Goldfish Club
We have been asked by the G.O.P. (Goldfish Operators of Pennsylvania)
to computerise their membership records. At the moment, they just have a
big book, in which they write the details of all their members and their
goldfish. Each entry in the book occupies a complete line, and always
contains the same information in the same order:
- Membership number (e.g. 27364)
- Member's title (Mr, Mrs, Miss, Ms, Uncle, etc.),
- Member's Last name (Bloggs, Smith, Jones, etc.),
- Member's First name (Sally, Hubert, Binkie, etc.)
- Member's Street address (e.g. 123a Ant St),
- Member's City (e.g. Antville),
- Member's State (e.g. AL),
- Member's Zip code (e.g. 10203),
- Member's Telephone number (e.g. 321-455-3838),
- Goldfish's Name (Goldie, Orangey, Fluffy, etc.),
- Goldfish's Species (Orange, Yellow, etc.),
- Goldfish's Birthday (e.g. 23rd June),
- Goldfish's Year of birth (e.g. 1932),
- Goldfish's Status (Dead, Alive),
- Goldfish's Favourite colour (Orange, Yellow, Gold, Blue, etc.).
A quick inspection of the big book reveals that there are about
10,000 entries, and the length of the entries (the number of
characters on a line) varies between 35 and 175.
As a first, quick and easy implementation, we might decide to
store the data as a giant array of 15,000 strings each of 200
characters (to allow for future expansion). We realise there
would be a lot of waste this way, but it'll let us put together
a working demonstration very quickly, and ensure we win the
contract.
char database[15000][200];
would create the storage we need. It would occupy 3000000 bytes of
memory, but there aren't many computers these days that haven't got
3MB to spare.
(Note: Older PC operating systems, and older compilers for PCs, were
incapable of handling any data object more than 65536 bytes long.

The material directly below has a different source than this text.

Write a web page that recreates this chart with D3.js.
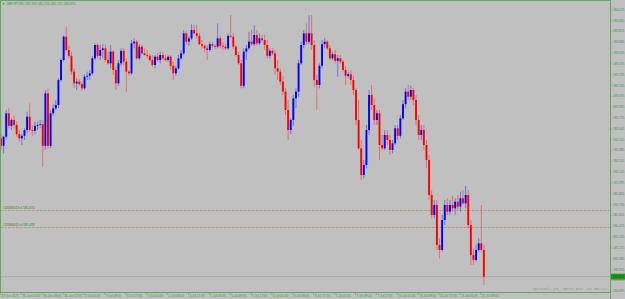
<!DOCTYPE html>
<html>
<head>
<meta charset="utf-8">
<script src="https://cdn.jsdelivr.net/npm/d3@7"></script>
<style>
html, body { margin: 0; padding: 0; background: #c0c0c0; overflow: hidden; }
</style>
</head>
<body>
<div id="viz"></div>
<script>
// GBPJPY H1, one row per bar: [open, high, low, close]
const symbol = "GBPJPY,H1";
const candles = [
    [182.53, 182.58, 182.39, 182.44], [182.44, 182.56, 182.35, 182.55], [182.55, 182.87, 182.52, 182.83], [182.83, 182.89, 182.65, 182.68],
    [182.68, 182.77, 182.63, 182.75], [182.75, 182.80, 182.65, 182.69], [182.69, 182.73, 182.55, 182.58], [182.58, 182.63, 182.49, 182.53],
    [182.53, 182.58, 182.45, 182.56], [182.56, 182.65, 182.51, 182.63], [182.63, 182.85, 182.59, 182.79], [182.79, 182.95, 182.61, 182.63],
    [182.63, 182.69, 182.56, 182.62], [182.62, 182.73, 182.58, 182.68], [182.68, 182.73, 182.63, 182.69], [182.69, 182.75, 182.65, 182.70],
    [182.70, 182.75, 182.19, 182.44], [182.44, 183.11, 182.39, 183.07], [183.07, 183.13, 182.41, 182.44], [182.44, 182.87, 182.41, 182.83],
    [182.83, 182.94, 182.80, 182.89], [182.89, 182.99, 182.87, 182.93], [182.93, 183.25, 182.89, 183.23], [183.23, 183.49, 183.21, 183.47],
    [183.47, 183.77, 183.45, 183.75], [183.75, 183.87, 183.57, 183.59], [183.59, 183.64, 183.49, 183.52], [183.52, 183.57, 183.29, 183.33],
    [183.33, 183.37, 183.13, 183.19], [183.19, 183.25, 183.11, 183.21], [183.21, 183.24, 183.16, 183.18], [183.18, 183.21, 183.10, 183.13],
    [183.13, 183.30, 183.11, 183.27], [183.27, 183.33, 183.23, 183.28], [183.28, 183.35, 183.23, 183.31], [183.31, 183.52, 183.29, 183.49],
    [183.49, 183.67, 183.47, 183.65], [183.65, 183.67, 183.49, 183.52], [183.52, 183.65, 183.47, 183.59], [183.59, 183.66, 183.49, 183.61],
    [183.61, 183.66, 183.45, 183.47], [183.47, 183.57, 183.41, 183.43], [183.43, 183.65, 183.37, 183.57], [183.57, 183.59, 183.29, 183.35],
    [183.35, 183.39, 183.11, 183.19], [183.19, 183.47, 183.16, 183.43], [183.43, 183.61, 183.40, 183.58], [183.58, 183.61, 183.41, 183.45],
    [183.45, 183.49, 183.09, 183.33], [183.33, 183.35, 183.28, 183.31], [183.31, 183.71, 183.29, 183.67], [183.67, 183.73, 183.61, 183.69],
    [183.69, 183.71, 183.47, 183.49], [183.49, 183.66, 183.47, 183.63], [183.63, 183.65, 183.53, 183.55], [183.55, 183.61, 183.52, 183.53],
    [183.53, 183.59, 183.49, 183.52], [183.52, 183.54, 183.45, 183.47], [183.47, 183.53, 183.39, 183.41], [183.41, 183.53, 183.37, 183.51],
    [183.51, 183.55, 183.45, 183.47], [183.47, 183.57, 183.43, 183.53], [183.53, 183.57, 183.47, 183.49], [183.49, 183.54, 183.45, 183.47],
    [183.47, 183.53, 183.45, 183.51], [183.51, 183.53, 183.35, 183.40], [183.40, 183.45, 183.23, 183.31], [183.31, 183.40, 183.28, 183.37],
    [183.37, 183.53, 183.35, 183.49], [183.49, 183.59, 183.47, 183.55], [183.55, 183.83, 183.53, 183.79], [183.79, 183.82, 183.65, 183.69],
    [183.69, 183.76, 183.64, 183.73], [183.73, 183.90, 183.71, 183.83], [183.83, 183.89, 183.78, 183.79], [183.79, 183.89, 183.73, 183.76],
    [183.76, 183.79, 183.65, 183.66], [183.66, 183.71, 183.61, 183.64], [183.64, 183.66, 183.57, 183.61], [183.61, 183.65, 183.47, 183.59],
    [183.59, 183.69, 183.57, 183.66], [183.66, 183.69, 183.61, 183.64], [183.64, 183.66, 183.60, 183.63], [183.63, 183.91, 183.61, 183.73],
    [183.73, 183.76, 183.61, 183.64], [183.64, 183.69, 183.59, 183.63], [183.63, 183.66, 183.59, 183.61], [183.61, 183.79, 183.59, 183.76],
    [183.76, 184.01, 183.73, 183.75], [183.75, 183.79, 183.60, 183.63], [183.63, 183.65, 183.51, 183.53], [183.53, 183.57, 183.41, 183.43],
    [183.43, 183.47, 183.13, 183.16], [183.16, 183.61, 183.13, 183.57], [183.57, 183.65, 183.47, 183.61], [183.61, 183.81, 183.59, 183.69],
    [183.69, 183.83, 183.64, 183.66], [183.66, 183.89, 183.64, 183.77], [183.77, 183.83, 183.65, 183.67], [183.67, 183.79, 183.65, 183.73],
    [183.73, 183.77, 183.69, 183.71], [183.71, 183.77, 183.59, 183.65], [183.65, 183.71, 183.49, 183.52], [183.52, 183.61, 183.49, 183.58],
    [183.58, 183.61, 183.53, 183.55], [183.55, 183.59, 183.29, 183.37], [183.37, 183.47, 183.23, 183.33], [183.33, 183.37, 183.17, 183.21],
    [183.21, 183.28, 183.05, 183.09], [183.09, 183.13, 182.81, 182.87], [182.87, 182.99, 182.51, 182.63], [182.63, 182.77, 182.58, 182.75],
    [182.75, 183.05, 182.68, 183.01], [183.01, 183.13, 182.89, 183.09], [183.09, 183.47, 183.03, 183.43], [183.43, 183.69, 183.41, 183.65],
    [183.65, 183.83, 183.61, 183.79], [183.79, 183.91, 183.65, 183.69], [183.69, 184.01, 183.66, 183.79], [183.79, 184.01, 183.59, 183.65],
    [183.65, 183.71, 183.15, 183.23], [183.23, 183.29, 182.87, 183.17], [183.17, 183.43, 183.13, 183.40], [183.40, 183.71, 183.37, 183.66],
    [183.66, 183.73, 183.61, 183.69], [183.69, 183.71, 183.59, 183.61], [183.61, 183.65, 183.47, 183.49], [183.49, 183.57, 183.47, 183.54],
    [183.54, 183.59, 183.43, 183.46], [183.46, 183.53, 183.27, 183.49], [183.49, 183.53, 183.42, 183.45], [183.45, 183.47, 183.33, 183.35],
    [183.35, 183.40, 183.17, 183.28], [183.28, 183.33, 183.25, 183.30], [183.30, 183.35, 183.17, 183.23], [183.23, 183.28, 183.05, 183.11],
    [183.11, 183.13, 182.69, 182.75], [182.75, 182.99, 182.39, 182.41], [182.41, 182.51, 182.03, 182.09], [182.09, 182.27, 182.05, 182.21],
    [182.21, 182.69, 182.17, 182.63], [182.63, 183.11, 182.57, 183.05], [183.05, 183.17, 182.87, 182.93], [182.93, 183.01, 182.69, 182.75],
    [182.75, 182.87, 182.69, 182.83], [182.83, 182.87, 182.27, 182.45], [182.45, 182.57, 182.39, 182.41], [182.41, 182.63, 182.39, 182.57],
    [182.57, 182.63, 182.45, 182.51], [182.51, 182.57, 182.33, 182.39], [182.39, 182.51, 182.35, 182.47], [182.47, 182.69, 182.45, 182.65],
    [182.65, 182.69, 182.51, 182.56], [182.56, 182.81, 182.53, 182.77], [182.77, 182.99, 182.75, 182.94], [182.94, 183.13, 182.89, 183.09],
    [183.09, 183.17, 182.99, 183.03], [183.03, 183.16, 182.99, 183.11], [183.11, 183.13, 182.93, 182.99], [182.99, 183.05, 182.69, 182.75],
    [182.75, 182.81, 182.51, 182.57], [182.57, 182.69, 182.51, 182.63], [182.63, 182.69, 182.39, 182.45], [182.45, 182.51, 182.17, 182.27],
    [182.27, 182.33, 181.79, 181.85], [181.85, 181.91, 181.57, 181.61], [181.61, 181.79, 181.57, 181.73], [181.73, 181.79, 181.19, 181.25],
    [181.25, 181.33, 181.09, 181.19], [181.19, 181.61, 181.17, 181.55], [181.55, 181.79, 181.49, 181.73], [181.73, 181.81, 181.61, 181.65],
    [181.65, 181.79, 181.61, 181.73], [181.73, 181.84, 181.65, 181.69], [181.69, 181.81, 181.61, 181.77], [181.77, 181.85, 181.67, 181.71],
    [181.71, 181.89, 181.65, 181.81], [181.81, 181.91, 181.73, 181.75], [181.75, 181.96, 181.69, 181.85], [181.85, 181.91, 181.45, 181.49],
    [181.49, 181.55, 181.01, 181.13], [181.13, 181.21, 181.01, 181.07], [181.07, 181.25, 181.05, 181.19], [181.19, 181.33, 181.17, 181.27],
    [181.27, 181.73, 181.17, 181.19], [181.19, 181.25, 180.77, 180.87]
];

const priceTicks = [
    "184.075", "183.945", "183.815", "183.685", "183.555", "183.425", "183.295", "183.165", "183.035",
    "182.905", "182.775", "182.645", "182.515", "182.385", "182.255", "182.125", "181.995", "181.865",
    "181.735", "181.605", "181.475", "181.345", "181.215", "181.085", "180.955", "180.825", "180.695"
];

const timeLabels = [
    "29 Jun 2023", "30 Jun 01:00", "30 Jun 09:00", "30 Jun 17:00", "3 Jul 01:00", "3 Jul 09:00",
    "3 Jul 17:00", "4 Jul 01:00", "4 Jul 09:00", "4 Jul 17:00", "5 Jul 01:00", "5 Jul 09:00",
    "5 Jul 17:00", "6 Jul 01:00", "6 Jul 09:00", "6 Jul 17:00", "7 Jul 01:00", "7 Jul 09:00",
    "7 Jul 17:00", "10 Jul 01:00", "10 Jul 09:00", "10 Jul 17:00", "11 Jul 01:00", "11 Jul 09:00"
];
const barsPerLabel = 8;

const orderLines = [
    { label: "#20580613 sl", price: 181.67 },
    { label: "#20580612 sl", price: 181.47 }
];

const spreadText = "Spread: 13, Next Bar in 56:21";

document.addEventListener("DOMContentLoaded", () => {
    const width = 625;
    const height = 299;
    const plotRight = 610;
    const plotBottom = 292;
    const green = "#5ea85e";
    const textGreen = "#3f953f";

    const svg = d3.select('#viz').append('svg')
        .attr('width', width)
        .attr('height', height);

    svg.append('rect')
        .attr('width', width)
        .attr('height', height)
        .attr('fill', '#c0c0c0');

    const x = d3.scaleLinear()
        .domain([0, candles.length - 1])
        .range([1, 483.9]);

    const y = d3.scaleLinear()
        .domain([184.19, 180.70])
        .range([0, 290.8]);

    const fmt = d3.format(".3f");
    const last = candles[candles.length - 1];

    // bid line
    svg.append("line")
        .attr("x1", 0).attr("x2", plotRight)
        .attr("y1", y(last[3])).attr("y2", y(last[3]))
        .attr("stroke", "#adadad")
        .attr("stroke-width", 1.2);

    // order lines, red and green dashes
    orderLines.forEach(o => {
        const yy = Math.round(y(o.price)) + 0.5;
        svg.append("line")
            .attr("x1", 0).attr("x2", plotRight)
            .attr("y1", yy).attr("y2", yy)
            .attr("stroke", "#e07878")
            .attr("stroke-dasharray", "2.5,1,1,3.5")
            .attr("stroke-width", 0.8);
        svg.append("line")
            .attr("x1", 0).attr("x2", plotRight)
            .attr("y1", yy).attr("y2", yy)
            .attr("stroke", "#78b878")
            .attr("stroke-dasharray", "2.5,5.5")
            .attr("stroke-dashoffset", -4.5)
            .attr("stroke-width", 0.8);
        svg.append("text")
            .attr("x", 3)
            .attr("y", yy - 1.5)
            .attr("font-family", "Liberation Sans")
            .attr("font-size", "3.2px")
            .attr("fill", "#2f7f2f")
            .text(o.label + " " + fmt(o.price));
    });

    // candles
    const bars = svg.append("g").selectAll("g")
        .data(candles)
        .enter()
        .append("g");

    bars.append("line")
        .attr("x1", (d, i) => x(i))
        .attr("x2", (d, i) => x(i))
        .attr("y1", d => y(d[1]))
        .attr("y2", d => y(d[2]))
        .attr("stroke", d => d[3] >= d[0] ? "#0000ff" : "#ff0000")
        .attr("stroke-opacity", 0.45)
        .attr("stroke-width", 0.9);

    bars.append("rect")
        .attr("x", (d, i) => x(i) - 0.95)
        .attr("width", 1.9)
        .attr("y", d => y(Math.max(d[0], d[3])))
        .attr("height", d => Math.max(0.8, Math.abs(y(d[0]) - y(d[3]))))
        .attr("fill", d => d[3] >= d[0] ? "#0000ff" : "#ff0000");

    // frame
    svg.append("line").attr("x1", 0.5).attr("x2", 0.5).attr("y1", 0).attr("y2", plotBottom)
        .attr("stroke", green);
    svg.append("line").attr("x1", 0).attr("x2", plotRight).attr("y1", 0.5).attr("y2", 0.5)
        .attr("stroke", green);
    svg.append("line").attr("x1", plotRight + 0.5).attr("x2", plotRight + 0.5).attr("y1", 0).attr("y2", height)
        .attr("stroke", green);
    svg.append("line").attr("x1", 0).attr("x2", plotRight).attr("y1", plotBottom + 0.5).attr("y2", plotBottom + 0.5)
        .attr("stroke", green);

    // price axis
    const pAxis = svg.append("g").selectAll("g")
        .data(priceTicks)
        .enter()
        .append("g")
        .attr("transform", d => "translate(" + plotRight + " " + y(+d) + ")");

    pAxis.append("line").attr("x2", 2).attr("stroke", green).attr("stroke-width", 0.6);
    pAxis.append("text")
        .attr("x", 3)
        .attr("dy", "0.35em")
        .attr("font-family", "Liberation Sans")
        .attr("font-size", "3.1px")
        .attr("fill", textGreen)
        .text(d => d);

    // current price box
    const bid = svg.append("g").attr("transform", "translate(" + plotRight + " " + y(last[3]) + ")");
    bid.append("rect").attr("x", 1).attr("y", -3).attr("width", 14).attr("height", 6).attr("fill", "#1f9a1f");
    bid.append("text")
        .attr("x", 3)
        .attr("dy", "0.35em")
        .attr("font-family", "Liberation Sans")
        .attr("font-size", "3.1px")
        .attr("fill", "#0b4f0b")
        .text(fmt(last[3]));

    // time axis
    const tAxis = svg.append("g").selectAll("g")
        .data(timeLabels)
        .enter()
        .append("g")
        .attr("transform", (d, k) => "translate(" + (x(k * barsPerLabel) - 0.5) + " " + plotBottom + ")");

    tAxis.append("line").attr("y2", 3).attr("stroke", green).attr("stroke-width", 0.6);
    tAxis.append("text")
        .attr("x", 1)
        .attr("y", 5)
        .attr("font-family", "Liberation Sans")
        .attr("font-size", "3.1px")
        .attr("fill", textGreen)
        .text(d => d);

    // title
    svg.append("text")
        .attr("x", 2)
        .attr("y", 5)
        .attr("font-family", "Liberation Sans")
        .attr("font-size", "3.3px")
        .attr("fill", textGreen)
        .text("\u25BC " + symbol + "  " + last.map(fmt).join(" "));

    // spread info
    svg.append("text")
        .attr("x", plotRight - 3)
        .attr("y", plotBottom - 2)
        .attr("text-anchor", "end")
        .attr("font-family", "Liberation Mono")
        .attr("font-size", "4.3px")
        .attr("fill", "#7a9f7a")
        .text(spreadText);
});
</script>
</body>
</html>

We are concerned with correct C programming, not conforming to
short-sighted commercial design decisions. Of course, in the
so-called real world you have to be aware of the restrictions
imposed by your customers' hardware. If the G.O.P. are using such
old stuff, perhaps we can make an additional profit by selling them
a new computer too.)
IF You do this experiment, make the array smaller. Rabbit has
a lot of memory, but there are also a lot of you sharing it. A better
plan would be to define two constants right at the beginning of the
program, and use them everywhere:
#define MAX_NUM_ENTRIES 1000
#define MAX_LINE_LENGTH 100
char database[MAX_NUM_ENTRIES][MAX_LINE_LENGTH];
Then, any time we need to change one of the sizes, all we have to
do is change that one place where the definition is made, and recompile
the program. You won't have to search out all the places where the
number 1000 appears.
The next task would be to define a function that lets us read some
real data into that array. For the purposes of initial testing, we
would write a function that reads entries typed on the keyboard, but
we would be careful to ensure that it will be very easy to convert
the function to read from a file instead.
This is probably
what would be added:
int num_entries=0;
void read_data(void)
{ FILE *f;
f=stdin;
while (1)
{ char *t;
int len;
if (num_entries>=MAX_NUM_ENTRIES)
{ printf("** File Too Long! Buy The Upgrade!!! **\n");
exit(1); }
t=fgets(database[num_entries], MAX_LINE_LENGTH, f);
if (t==NULL) break;
len=strlen(database[num_entries]);
database[num_entries][len-1]=0;
num_entries+=1; }
printf("[%d entries read]\n", num_entries); }
Take it one thing at a time:
- stdin and stdout are variables of type FILE * always
available to C programs. They are input and output files initially connected to your
keyboard and screen. If you are writing a program that is supposed to take interactive input
while you are developing it, but later become file based, it is a good idea to use stdin.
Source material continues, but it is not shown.